Are SA elections a case of too many cooks?


South African elections due this year (2024)

JOHANNESBURG, (CAJ News) – MORE than ever, South Africans will be spoilt for choice in an election with a total of 560 political parties having registered to contest the forthcoming watershed polls.

This has elicited divisions whether this indicates the deepening of democracy in a country that prides itself as a leader in the aspect or it will further entrench a culture of coalitions, which are characterised by divisions among parties at the expense of development.

Millions will this year go to polls to choose leaders of the provincial legislature, the National Assembly and eventually the president.

Amukelani Shivambu, who is registered to vote, is divided over whether having so many parties is essential.

“Yes, it’s democracy at play, but is it necessary anyway?”

Bongani Majola, another registered voter, remarked, “Too many political parties on a small cake make governing virtually impossible hence these unnecessary coalitions we witness today, whose majority are not productive.”

Coalitions run most major cities and there has been chaos, including in the main metro of Johannesburg, including the capital city – Tshwane.

It is among the metros the ruling African National Congress (ANC) lost its majority in elections held in recent years. The governing party’s fortunes have waned since it came to power convincingly in 1994, after the demise of apartheid.

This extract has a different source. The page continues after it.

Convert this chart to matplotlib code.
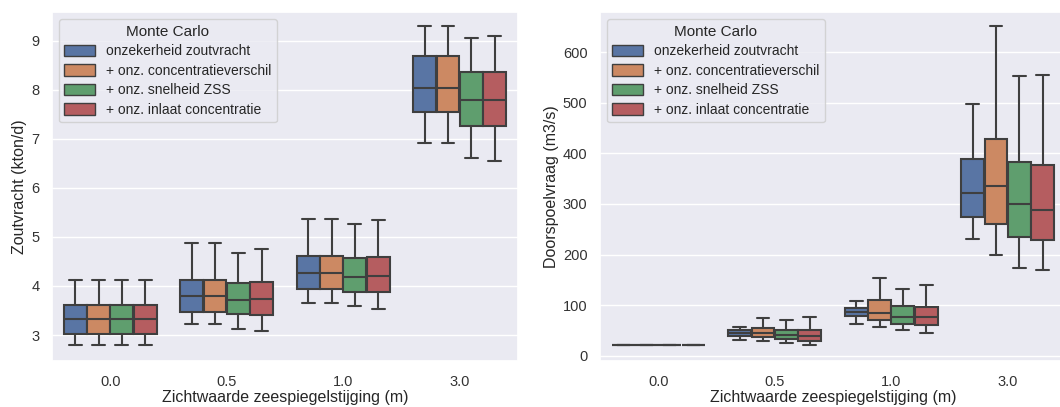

The 599 parties will be fancying their chances against Africa’s oldest liberation movement, which is beset by infighting and blamed for economic challenges and corruption.

Political and economic analyst, Luke Zunga, commented on the plethora of political parties.

“Mature democracies (the United States, United Kingdom etc), however, have few political parties, usually two or three main ones,” he said.

“The observation is that there are so many problems in South Africa which invoke debate and the need to be in politics to address them, leading to many political party formations.”

Zunga insisted that while debate was healthy for democracy, having many political parties might be detrimental to stable governance.

“This is because every step the government takes has to go through many opposing mindsets, who themselves have no clear modus operandi to solving the problems,” he said.

“A cursory glance at their manifestos reflects repetition of same promises couched in puerility, relying more on the emotions of suffering citizens. Some of the emerging politicians still have no manifestos. The main motive is to be in Parliament to receive salaries,” Zunga argued.

He said the emotive issues normally associated with South African election campaigns include the matter of migration.

“Indeed, South Africa is inundated by migrants, more so irregular or illegal visitors,” the expert said.

“In a country with high unemployment illegal migrants appear to be competing where they are not supposed to be. Yet politicians forget that the heart of South Africa was built by informal migrants who were largely exploited to this day, by the apartheid regime before democracy.”

He explained during apartheid, there were white migrants who were starting new businesses and black migrants who filled in where the white and most South Africans did not want to work, such as in mines, back yard operations, agriculture and construction.

“At the height of the South African economic boom, the country ran short of labour and sent for trainloads of menial labourers from Southern African regions,” Zunga said.

“Instead, Mickey Mouse politicians harp on migrants instead of the solutions,” Zunga dismissed some new political formations, whose electoral card campaign was based on xenophobic towards migrants.”

Zunga forecast, “The campaigns will be empty rhetoric, with demagogues shouting on top of their voices, blaming someone (foreign nationals), but offering no solutions. A solution is a detailed process, not wishful thinking, which we hear daily.”

ANC is projected to retain power, albeit with a reduced market share. The Democratic Alliance (DA) is the main opposition. The third-largest party, the Economic Freedom Fighters is forecast to expand its influence.

Some splinter parties from the ANC will also contest, including Umkhonto WeSizwe, which ex-ANC and former South Africa president, Jacob Zuma has endorsed.